Re: robot com-posers


Subject: Re: robot com-posers
From: Kevin Austin (kevin.austin@videotron.ca)
Date: Thu Feb 17 2005 - 10:48:35 EST


I think this is a slight simplification and obscures some basic
elements that are making research difficult.

One could talk about the "stream of data", and how to deal with it.
Adopting the ASA terms, the first thing to be done is to somehow
'segment' the data -- it has to be taken in 'chunks'. With a message
like:

00111010010010111010010101001001110100101001010010101111011101010100
01001000101111010101101010101001010101001011010101010100101010001011
11111010011010010010110100101001001001001010111110100100010000001010

The individual digits reveal (almost) nothing. One needs to determine
where the 'meaningful segmentation' is. In written language, this is
shown by spaces. The segmentation can evan allouw errers tu cum inta
thur streem anits pozible te figur ou wots bein rittern, but without
the segmentation markers ...

thaholldamtingizsamushhmahdifelultergittaideeoffaztsgoawnaughtbeesaez.

Eliot's work (and those who start from MIDI as being 'music') accept
that the segmentation occurs at the level of the "note". Ea composers
live in the sub-particle world as well.

Voice recognition has come a long way, when the source is 'clean',
but if there is background noise, or another voice present, there is
the much more complex problem of sorting out whether and "chunk" of
sound is "integrated" or requires "segregation". A bell with a
complex harmonic spectra 'functions' as an integrated sound, as do
the low notes of the piano.

Here is a little text to demonstrate the problem ... you need to
figure out whether there are two different texts (such as two
voices), or one text with noise ... (in which case one works to
eliminate the noise -- a kind of karaoke in reverse).

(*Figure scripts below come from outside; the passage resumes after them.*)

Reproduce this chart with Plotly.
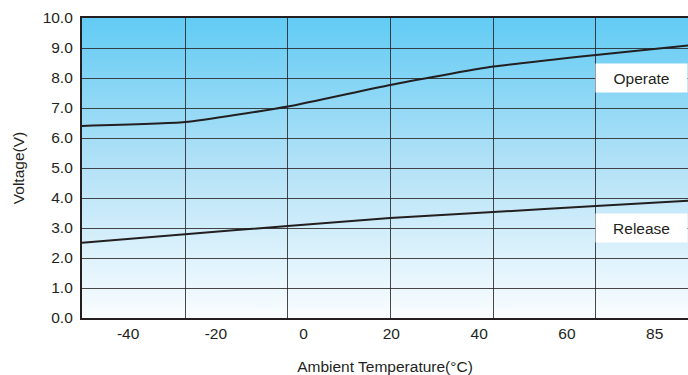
import base64
import plotly.graph_objects as go

# ---- data ----
temperature = [-50.5, -27.0, -3.6, 19.7, 43.2, 66.6, 87.6]
operate_v = [6.40, 6.53, 7.05, 7.77, 8.38, 8.77, 9.08]
release_v = [2.51, 2.79, 3.07, 3.33, 3.53, 3.73, 3.91]

x_tick_vals = [-40, -20, 0, 20, 40, 60, 80]
x_tick_text = ["-40", "-20", "0", "20", "40", "60", "85"]
x_grid_vals = [-27.0, -3.6, 19.7, 43.2, 66.6]
y_tick_vals = [0, 1, 2, 3, 4, 5, 6, 7, 8, 9, 10]
y_tick_text = ["0.0", "1.0", "2.0", "3.0", "4.0", "5.0", "6.0", "7.0", "8.0", "9.0", "10.0"]

x_range = [-50.5, 87.6]
y_range = [0, 10]

FONT = "Liberation Sans, Arial, Helvetica, sans-serif"
INK = "#231f20"
GRID = "rgba(35,31,32,0.82)"

# gradient background as an SVG image
svg = (
    "<svg xmlns='http://www.w3.org/2000/svg' width='100' height='100' preserveAspectRatio='none'>"
    "<defs><linearGradient id='g' x1='0' y1='0' x2='0' y2='1'>"
    "<stop offset='0' stop-color='#62CBF4'/>"
    "<stop offset='0.5' stop-color='#B4E2F7'/>"
    "<stop offset='1' stop-color='#FAFDFF'/>"
    "</linearGradient></defs>"
    "<rect width='100' height='100' fill='url(#g)'/></svg>"
)
svg_uri = "data:image/svg+xml;base64," + base64.b64encode(svg.encode()).decode()

fig = go.Figure()
fig.add_trace(go.Scatter(x=temperature, y=operate_v, mode="lines",
                         line=dict(color=INK, width=2, shape="spline", smoothing=0.5),
                         hoverinfo="skip", showlegend=False))
fig.add_trace(go.Scatter(x=temperature, y=release_v, mode="lines",
                         line=dict(color=INK, width=2, shape="spline", smoothing=0.5),
                         hoverinfo="skip", showlegend=False))

fig.update_layout(
    width=688, height=375,
    margin=dict(l=82, r=0, t=18, b=57),
    paper_bgcolor="white",
    plot_bgcolor="rgba(0,0,0,0)",
    font=dict(family=FONT, size=15.5, color=INK),
    showlegend=False,
    images=[dict(source=svg_uri, xref="paper", yref="paper", x=0, y=1,
                 sizex=1, sizey=1, xanchor="left", yanchor="top",
                 sizing="stretch", layer="below")],
    xaxis=dict(
        range=x_range, tickmode="array", tickvals=x_tick_vals, ticktext=x_tick_text,
        showgrid=False, zeroline=False,
        ticks="",
        showline=True, linecolor=INK, linewidth=2.4, mirror=True,
        minor=dict(tickmode="array", tickvals=x_grid_vals, showgrid=True,
                   gridcolor=GRID, gridwidth=1.2, ticks=""),
        title=dict(text="Ambient Temperature(°C)", standoff=20,
                   font=dict(size=15.5, color=INK)),
        fixedrange=True,
    ),
    yaxis=dict(
        range=y_range, tickmode="array", tickvals=y_tick_vals, ticktext=y_tick_text,
        showgrid=True, gridcolor=GRID, gridwidth=1.2, zeroline=False,
        ticks="outside", ticklen=4, tickcolor="rgba(0,0,0,0)",
        showline=True, linecolor=INK, linewidth=2.2,
        title=dict(text="Voltage(V)", standoff=14, font=dict(size=15.5, color=INK)),
        fixedrange=True,
    ),
    annotations=[
        dict(text="Operate", xref="paper", x=1, xanchor="right", yref="y", y=8.0,
             yanchor="middle", width=91, height=28, bgcolor="white", borderpad=0,
             showarrow=False, align="center", font=dict(size=15.5, color=INK)),
        dict(text="Release", xref="paper", x=1, xanchor="right", yref="y", y=3.0,
             yanchor="middle", width=91, height=28, bgcolor="white", borderpad=0,
             showarrow=False, align="center", font=dict(size=15.5, color=INK)),
    ],
)

fig.write_html("out.html", config={"displayModeBar": False},
               post_script="document.body.style.margin='0';")
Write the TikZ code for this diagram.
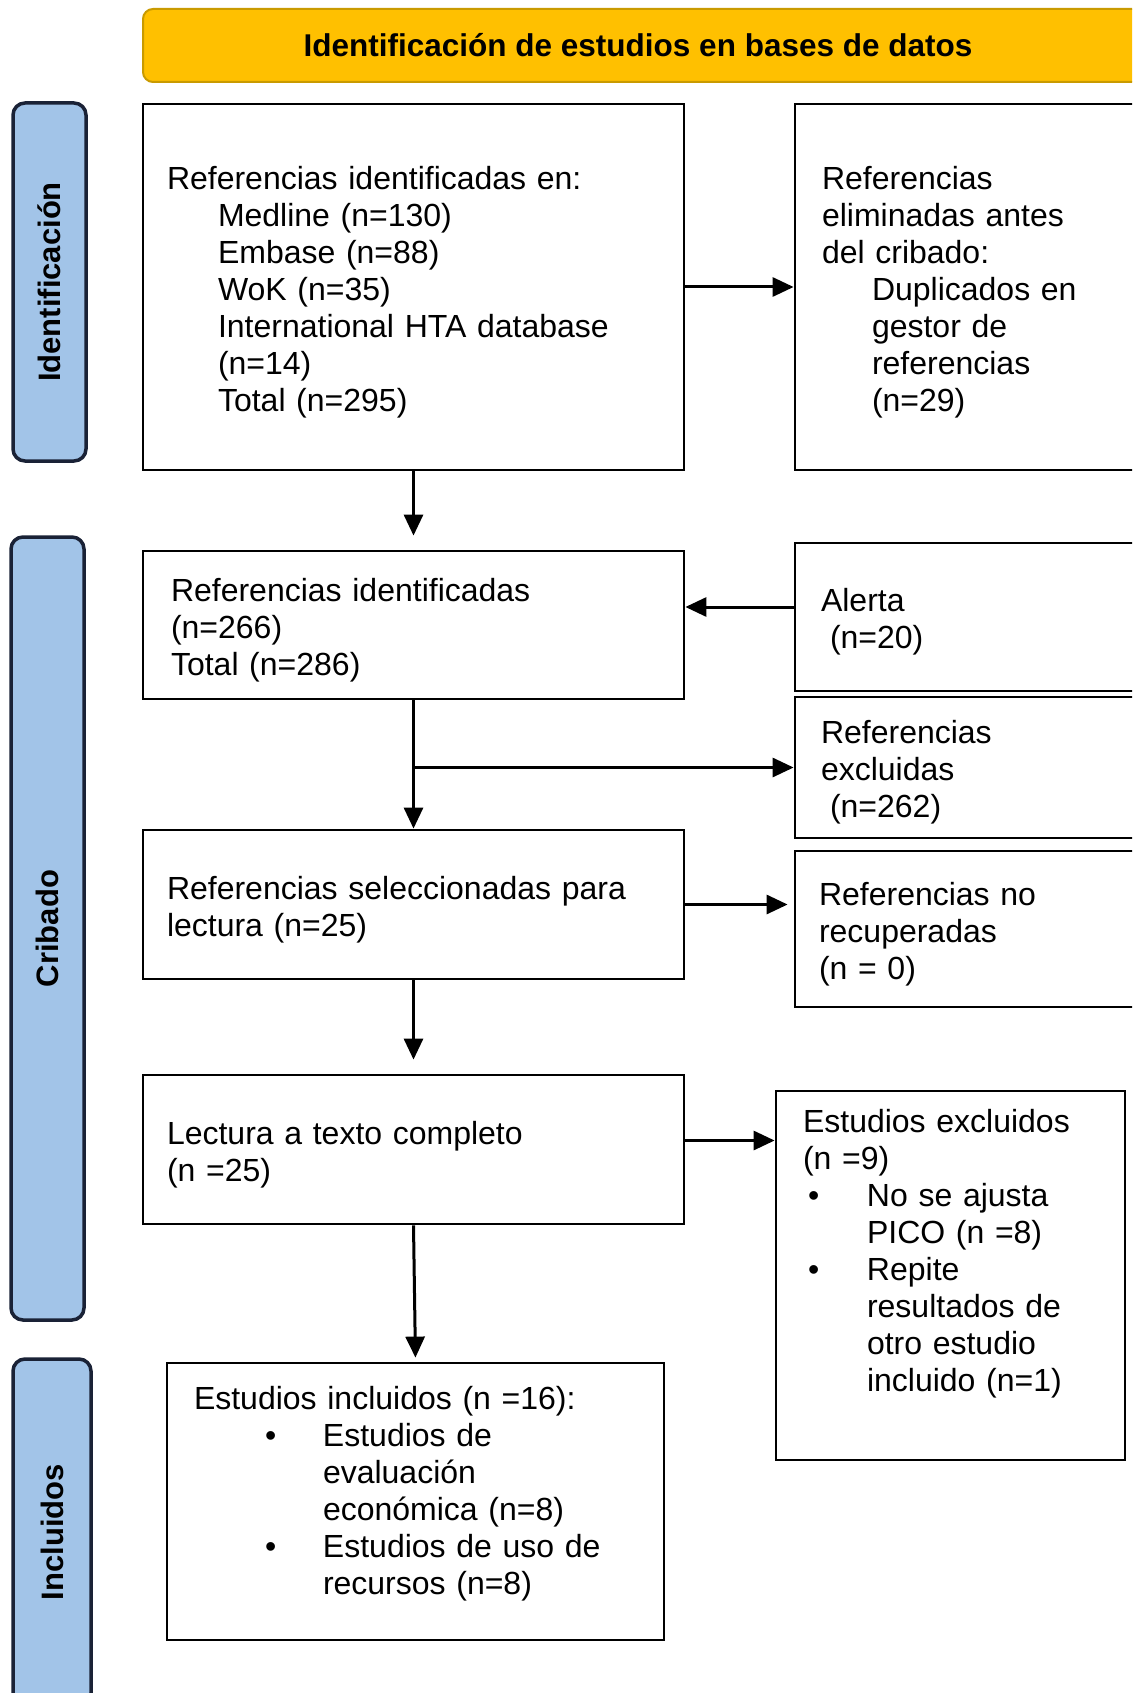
\documentclass[tikz,border=0pt]{standalone}
\usepackage{fontspec}
\setmainfont{Liberation Sans}
\usetikzlibrary{arrows.meta}
\definecolor{gold}{HTML}{FFC000}
\definecolor{goldline}{HTML}{C99A00}
\definecolor{sideblue}{HTML}{A2C4E8}
\definecolor{sideline}{HTML}{1A2236}
\newcommand\topgap{\mbox{}\\[-4pt]}
\begin{document}
\begin{tikzpicture}[x=1pt,y=-1pt,
  font=\fontsize{32}{37}\selectfont,
  box/.style={draw=black, line width=2.8pt, align=left, inner ysep=0pt},
  sidebox/.style={draw=sideline, fill=sideblue, line width=3.5pt, rounded corners=12pt,
    rotate=90, font=\fontsize{31}{36}\selectfont\bfseries, inner sep=0pt},
  arr/.style={line width=3pt, -{Triangle[length=21pt,width=19pt]}}]
\useasboundingbox (0,0) rectangle (1132,1693);
\clip (0,0) rectangle (1132,1693);
\fill[white] (0,0) rectangle (1132,1693);

% header
\node[draw=goldline, fill=gold, line width=2pt, rounded corners=10pt,
  minimum width=1007pt, minimum height=73pt, inner sep=0pt,
  font=\fontsize{31.5}{36}\selectfont\bfseries] (hd) at (646.5,45.5)
  {\hspace*{-17pt}Identificación de estudios en bases de datos};

% side labels
\node[sidebox, minimum width=358pt, minimum height=73pt] (sid) at (49.5,282) {Identificación};
\node[sidebox, minimum width=783pt, minimum height=73pt] (scr) at (47.5,928.5) {Cribado};
\node[sidebox, minimum width=346pt, minimum height=78pt] (sin) at (52,1532) {Incluidos};

% main column
\node[box, text width=493pt, inner xsep=24pt, minimum height=366pt] (b1) at (413.5,287)
  {\topgap Referencias identificadas en:\\
   \hspace*{51pt}Medline (n=130)\\
   \hspace*{51pt}Embase (n=88)\\
   \hspace*{51pt}WoK (n=35)\\
   \hspace*{51pt}International HTA database\\
   \hspace*{51pt}(n=14)\\
   \hspace*{51pt}Total (n=295)};

\node[box, text width=485pt, inner xsep=28pt, minimum height=148pt] (b2) at (413.5,625)
  {\topgap Referencias identificadas\\
   (n=266)\\
   Total (n=286)};

\node[box, text width=493pt, inner xsep=24pt, minimum height=149pt] (b3) at (413.5,904.5)
  {\topgap Referencias seleccionadas para\\
   lectura (n=25)};

\node[box, text width=493pt, inner xsep=24pt, minimum height=149pt] (b4) at (413.5,1149.5)
  {\topgap Lectura a texto completo\\
   (n =25)};

\node[box, text width=443pt, inner xsep=27pt, minimum height=277pt] (b5) at (415.5,1501.5)
  {\topgap Estudios incluidos (n =16):\\
   \hspace*{71pt}\makebox[58pt][l]{•}Estudios de\\
   \hspace*{129pt}evaluación\\
   \hspace*{129pt}económica (n=8)\\
   \hspace*{71pt}\makebox[58pt][l]{•}Estudios de uso de\\
   \hspace*{129pt}recursos (n=8)\\[-5pt]\mbox{}};

% right column
\node[box, text width=306pt, inner xsep=27pt, minimum height=366pt] (r1) at (975,287)
  {\topgap Referencias\\
   eliminadas antes\\
   del cribado:\\
   \hspace*{50pt}Duplicados en\\
   \hspace*{50pt}gestor de\\
   \hspace*{50pt}referencias\\
   \hspace*{50pt}(n=29)};

\node[box, text width=308pt, inner xsep=26pt, minimum height=148pt] (al) at (975,617)
  {\topgap Alerta\\
   \hspace*{9pt}(n=20)};

\node[box, text width=308pt, inner xsep=26pt, minimum height=141pt] (ex) at (975,767.5)
  {\topgap Referencias\\
   excluidas\\
   \hspace*{9pt}(n=262)};

\node[box, text width=312pt, inner xsep=24pt, minimum height=156pt] (nr) at (975,929)
  {\topgap Referencias no\\
   recuperadas\\
   (n = 0)};

\node[box, text width=295pt, inner xsep=27pt, minimum height=369pt] (ee) at (950.5,1275.5)
  {\topgap Estudios excluidos\\
   (n =9)\\
   \hspace*{5pt}\makebox[59pt][l]{•}No se ajusta\\
   \hspace*{64pt}PICO (n =8)\\
   \hspace*{5pt}\makebox[59pt][l]{•}Repite\\
   \hspace*{64pt}resultados de\\
   \hspace*{64pt}otro estudio\\
   \hspace*{64pt}incluido (n=1)\\[23pt]\mbox{}};

% connectors
\draw[arr] (b1.east) -- (r1.west);
\draw[arr, shorten >=14pt] (b1.south) -- (b2.north);
\draw[arr] ([yshift=10pt]al.west) -- ([yshift=10pt]al.west -| b2.east);
\draw[arr] (b2.south) -- (b3.north);
\coordinate (br) at (b2.south |- ex.west);
\draw[arr] (br) -- (ex.west);
\draw[arr] (b3.east) -- ([xshift=-6pt]b3.east -| nr.west);
\draw[arr, shorten >=14pt] (b3.south) -- (b4.north);
\draw[arr] ([yshift=9pt]b4.east) -- ([yshift=9pt]b4.east -| ee.west);
\draw[arr, shorten >=4pt] (b4.south) -- (b5.north);
\end{tikzpicture}
\end{document}
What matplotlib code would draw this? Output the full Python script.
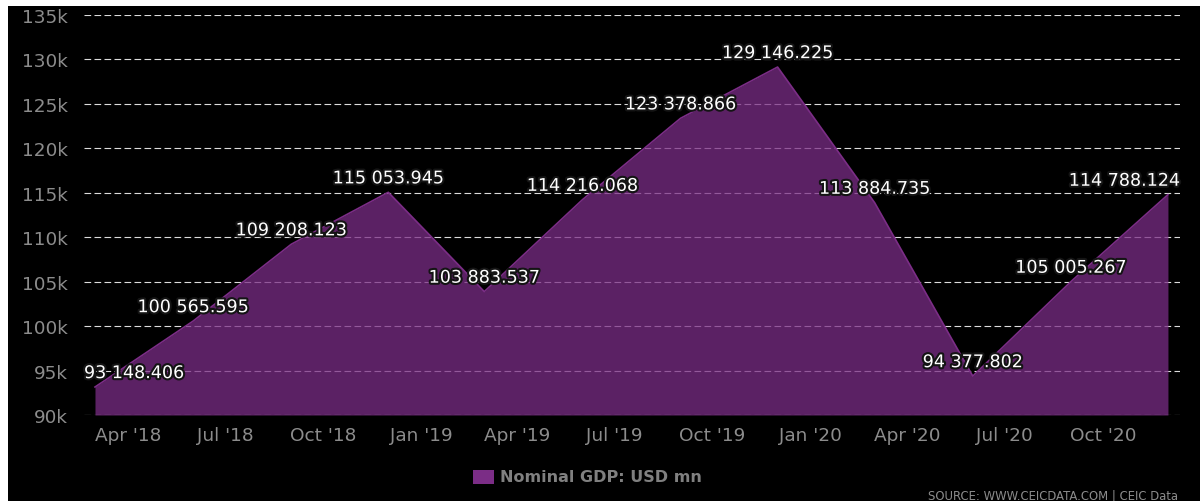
import matplotlib.pyplot as plt
import matplotlib.dates as mdates
import matplotlib.patheffects as pe
from matplotlib.patches import Rectangle
import numpy as np
import datetime as dt

dates = [dt.date(2018, 3, 1), dt.date(2018, 6, 1), dt.date(2018, 9, 1), dt.date(2018, 12, 1),
         dt.date(2019, 3, 1), dt.date(2019, 6, 1), dt.date(2019, 9, 1), dt.date(2019, 12, 1),
         dt.date(2020, 3, 1), dt.date(2020, 6, 1), dt.date(2020, 9, 1), dt.date(2020, 12, 1)]
gdp = [93148.406, 100565.595, 109208.123, 115053.945,
       103883.537, 114216.068, 123378.866, 129146.225,
       113884.735, 94377.802, 105005.267, 114788.124]
series_name = "Nominal GDP: USD mn"
source_text = "SOURCE: WWW.CEICDATA.COM | CEIC Data"

W, H = 1200, 502
fig = plt.figure(figsize=(W / 100, H / 100), dpi=100, facecolor="white")
fig.patches.append(Rectangle((8 / W, 0), 1 - 8 / W, 1 - 7 / H, transform=fig.transFigure,
                             facecolor="black", edgecolor="none", zorder=-5))

ax = fig.add_axes([84 / W, 1 - 416 / H, (1180 - 84) / W, (416 - 16) / H])
ax.set_facecolor("none")

x = mdates.date2num(dates)
ax.set_xlim(x[0] - 10.3, x[-1] + 11.3)
ax.set_ylim(90000, 135000)

purple = "#7b2d86"
ax.fill_between(x, gdp, 90000, color=purple, alpha=0.75, lw=0, zorder=2)
ax.plot(x, gdp, color=purple, lw=1.2, zorder=3)

grid_style = dict(color="#dcdcdc", lw=0.8, linestyle=(0, (6, 3)))
for v in np.arange(90000, 135001, 5000):
    ax.axhline(v, zorder=1 if v > 90000 else 4, **grid_style)

for s in ax.spines.values():
    s.set_visible(False)

ax.set_yticks(np.arange(90000, 135001, 5000))
ax.yaxis.set_major_formatter(plt.FuncFormatter(lambda v, p: f"{v / 1000:.0f}k"))
ax.xaxis.set_major_locator(mdates.MonthLocator(bymonth=[1, 4, 7, 10]))
ax.xaxis.set_major_formatter(mdates.DateFormatter("%b '%y"))
ax.tick_params(axis="both", length=0, labelsize=13.3, labelcolor="#8c8c8c")
ax.tick_params(axis="y", pad=11.5)
ax.tick_params(axis="x", pad=8)

outline = [pe.withStroke(linewidth=3, foreground="#141414")]
xl = ax.get_xlim()
for i, (xi, v) in enumerate(zip(x, gdp)):
    whole, frac = f"{v:.3f}".split(".")
    txt = f"{int(whole):,}".replace(",", " ") + "." + frac
    if i == 0:
        xp, ha = xl[0], "left"
    elif i == len(x) - 1:
        xp, ha = xl[1], "right"
    else:
        xp, ha = xi, "center"
    ax.annotate(txt, (xp, v), xytext=(0, 10), textcoords="offset points",
                ha=ha, va="center", fontsize=12.6, color="white",
                path_effects=outline, zorder=6, annotation_clip=False)

# legend
fig.patches.append(Rectangle((473 / W, 1 - 485 / H), 21 / W, 14 / H, transform=fig.transFigure,
                             facecolor=purple, edgecolor="none", zorder=5))
fig.text(500 / W, 1 - 478 / H, series_name, ha="left", va="center",
         fontsize=11.5, fontweight="bold", color="#808080")
fig.text(1178 / W, 1 - 496 / H, source_text, ha="right", va="center",
         fontsize=8.4, color="#8c8c8c")

fig.savefig("out.png", dpi=100, facecolor="white")
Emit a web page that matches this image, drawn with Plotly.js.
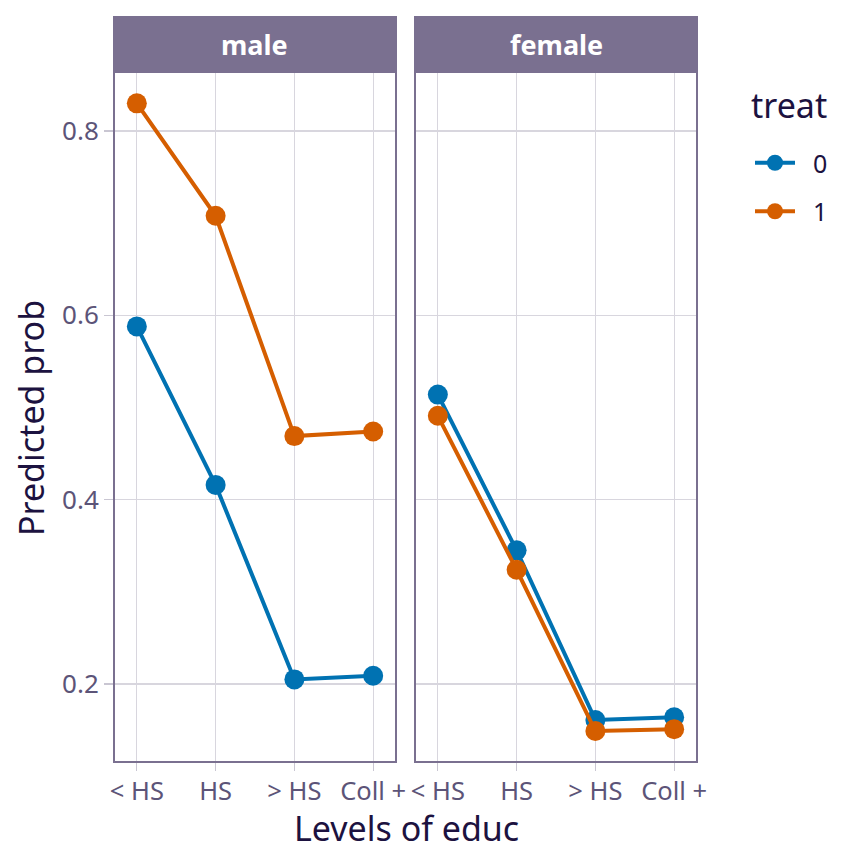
<!DOCTYPE html>
<html>
<head>
<meta charset="utf-8">
<script src="https://cdn.plot.ly/plotly-3.0.1.min.js"></script>
<style>
  html, body { margin: 0; padding: 0; background: #ffffff; }
  #chart { width: 864px; height: 865px; }
</style>
</head>
<body>
<div id="chart"></div>
<script>
// Predicted probability by education level, faceted by sex
const educLevels = ['< HS', 'HS', '> HS', 'Coll +'];
const panels = ['male', 'female'];
const treatLevels = ['0', '1'];

const male0   = [0.588, 0.416, 0.205, 0.209];
const male1   = [0.830, 0.708, 0.469, 0.474];
const female0 = [0.514, 0.345, 0.161, 0.164];
const female1 = [0.491, 0.324, 0.149, 0.151];

const yTicks = [0.2, 0.4, 0.6, 0.8];

const treatColors = { '0': '#0072B2', '1': '#D55E00' };

const W = 864, H = 865;
const px = v => v / W;
const py = v => 1 - v / H;

const FONT = 'Noto Sans, Open Sans, sans-serif';
const textDark = '#1c1240';
const textMid = '#5c5478';
const borderCol = '#7a7090';
const gridCol = '#d8d6de';

function series(vals, treat, xa, showLegend) {
  return {
    x: educLevels,
    y: vals,
    xaxis: xa,
    yaxis: xa === 'x' ? 'y' : 'y2',
    type: 'scatter',
    mode: 'lines+markers',
    // small padding so the label sits a bit further from the key, as in the original
    name: '\u00a0\u00a0' + treat,
    legendgroup: treat,
    showlegend: showLegend,
    line: { color: treatColors[treat], width: 4 },
    marker: { color: treatColors[treat], size: 20 },
    hoverinfo: 'skip'
  };
}

const traces = [
  series(male0, treatLevels[0], 'x', true),
  series(male1, treatLevels[1], 'x', true),
  series(female0, treatLevels[0], 'x2', false),
  series(female1, treatLevels[1], 'x2', false)
];

const xCommon = {
  type: 'category',
  categoryarray: educLevels,
  range: [-0.29, 3.29],
  showgrid: true,
  gridcolor: gridCol,
  gridwidth: 1.3,
  zeroline: false,
  showline: false,
  ticks: 'outside',
  ticklen: 8,
  tickwidth: 1.3,
  tickcolor: '#c9c6d2',
  ticklabelstandoff: -2,
  tickfont: { family: FONT, size: 25.5, color: textMid },
  fixedrange: true
};

const yCommon = {
  range: [0.1154, 0.864],
  tickvals: yTicks,
  ticktext: yTicks.map(v => v.toFixed(1)),
  showgrid: true,
  gridcolor: gridCol,
  gridwidth: 1.3,
  zeroline: false,
  showline: false,
  domain: [py(762), py(72)],
  fixedrange: true
};

const layout = {
  width: W,
  height: H,
  margin: { l: 0, r: 0, t: 0, b: 0 },
  paper_bgcolor: '#ffffff',
  plot_bgcolor: '#ffffff',
  font: { family: FONT, color: textMid },
  xaxis: Object.assign({}, xCommon, { domain: [px(114), px(396)], anchor: 'y' }),
  xaxis2: Object.assign({}, xCommon, { domain: [px(415), px(697)], anchor: 'y2' }),
  yaxis: Object.assign({}, yCommon, {
    anchor: 'x',
    ticks: 'outside',
    ticklen: 9,
    tickwidth: 1.3,
    tickcolor: '#c9c6d2',
    tickfont: { family: FONT, size: 26, color: textMid }
  }),
  yaxis2: Object.assign({}, yCommon, { anchor: 'x2', matches: 'y', showticklabels: false, ticks: '' }),
  showlegend: true,
  legend: {
    x: px(750),
    y: py(140),
    xanchor: 'left',
    yanchor: 'top',
    font: { family: FONT, size: 25, color: textDark },
    bgcolor: 'rgba(0,0,0,0)',
    itemwidth: 40,
    tracegroupgap: 13
  },
  shapes: [],
  annotations: [
    {
      text: 'Levels of educ',
      xref: 'paper', yref: 'paper',
      x: px(406), y: py(828),
      xanchor: 'center', yanchor: 'middle',
      showarrow: false,
      font: { family: FONT, size: 34, color: textDark }
    },
    {
      text: 'Predicted prob',
      xref: 'paper', yref: 'paper',
      x: px(31), y: py(418),
      xanchor: 'center', yanchor: 'middle',
      textangle: -90,
      showarrow: false,
      font: { family: FONT, size: 34, color: textDark }
    },
    {
      text: 'treat',
      xref: 'paper', yref: 'paper',
      x: px(749), y: py(105),
      xanchor: 'left', yanchor: 'middle',
      showarrow: false,
      font: { family: FONT, size: 34, color: textDark }
    }
  ]
};

// panel borders and strips
[['x', 'y'], ['x2', 'y2']].forEach(([xa, ya], i) => {
  layout.shapes.push({
    type: 'rect', xref: xa + ' domain', yref: ya + ' domain',
    x0: 0, x1: 1, y0: 0, y1: 1,
    line: { color: borderCol, width: 2 }, fillcolor: 'rgba(0,0,0,0)', layer: 'above'
  });
  layout.shapes.push({
    type: 'rect', xref: xa + ' domain', yref: 'paper',
    x0: 0, x1: 1, y0: py(72), y1: py(17),
    line: { color: borderCol, width: 2 }, fillcolor: borderCol, layer: 'above'
  });
  layout.annotations.push({
    text: '<b>' + panels[i] + '</b>',
    xref: xa + ' domain', yref: 'paper',
    x: 0.5, y: py(44.5),
    xanchor: 'center', yanchor: 'middle',
    showarrow: false,
    font: { family: FONT, size: 27, color: '#ffffff' }
  });
});

Plotly.newPlot('chart', traces, layout, { displayModeBar: false, staticPlot: true });
</script>
</body>
</html>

ThThiDissisisiz inisen fconfacact ttohred te teexxdets tht hat
afistrs b heeave betin cerst ton nl putgethhded ioed witser wierrers
aex siikento tth the texts nd its r chooo usons ofen sube melhe chch
thamoget esen tplit thenuf letxt we ter epeet s and tth da choz. reed
toein texopehe fexcarry lots citittsa repiaen nrry repeot ttitions of
letlettters. eets ers.

(* see bottom)

Given english language frequency tables you can probably figure out
that this is not a standard english, but possible is something about
"text", due to the frequency of the "ex" and "xt" combinations, and
towards the end the ideas of "repetition" and "letters" begin to
emerge as one moves to third and fourth order Markov chains. The
first string seems to contain elements of "This" ties to "is"
followed by "in" and "fact", and at this stage, the Markov chains
work at the level of syntax ... something like ... "This is in fact
..." "text" ... "choose ..?" ... "text" ... "repeat" etc etc

But this depends upon a prior knowledge of several aspects of the
language involved, both at the vocabulary and syntax levels. This has
required the development of a relatively robust theory ... one which
is able to describe large portions of the existing body of material,
and that can be somewhat predictive of what is 'possible' within the
'core' of the language.

A sense of this can be found in looking at English as Second Language
dictionaries, where 10,000 english words are defined, but the reader
needs to know only 2,000 words, and all of the words are defined with
the restricted vocabulary of the 2,000 'core' words.

For tonal music, there are only a handful of 'core' rules related to
the Circle of Fifths and 'scale degree resolution'.

Vocabulary segmentation (using the note and MIDI model) is not a
major issue. The (metric) model also proposes standardized ways of
generating vocabulary groupings (derived from concepts of harmonic
rhythm), and these concepts can start to generate basic 'core'
analyses that work for over 90% of western music from 1600 - 1870.

But, this doesn't work on the 'sound', which is a large part of the
work in ASA and psychoacoustics in general. Given the central role of
the individual's central processing (brain and/or mind), in ea, it
seems that a solid introduction to psychoacoustics is important in
the field of electroacoustic studies.

One does not seriously study the literature of western music without
a firm grounding in notation and concepts of meter, harmony (figured
bass, chords and progressions), and their interaction in melody and
counterpoint.

Often hypothetical or "what-if" scenarios are introduced, but the
question I raise (and delimit) is one of the practice as reflected in
the work of hundred of thousands of people, not in the musings of an
individual (even if it is Cowell, Partch or Stockhausen).

My consideration here is not about "possible" musics, but about
exiting practice.

Best

Kevin

(* texts)
(1) This is in fact three texts that have been put together with the
texts chosen such that the texts carry repetitions of letters.
(2) This second text has been chosen not too unlike the first to be
melded into the chosen text with repetitions of letters.
(3) Dis iz infac de firs tex simplied wit errers and its repeeted too
get enuf letters and da chozein tex carry lotsa repeets.

At 18:19 -0500 2005/02/16, n_kondon@alcor.concordia.ca wrote:
>Can you tech a computer to recognise patterns? It has been done for
>speech/writing to a certain degree.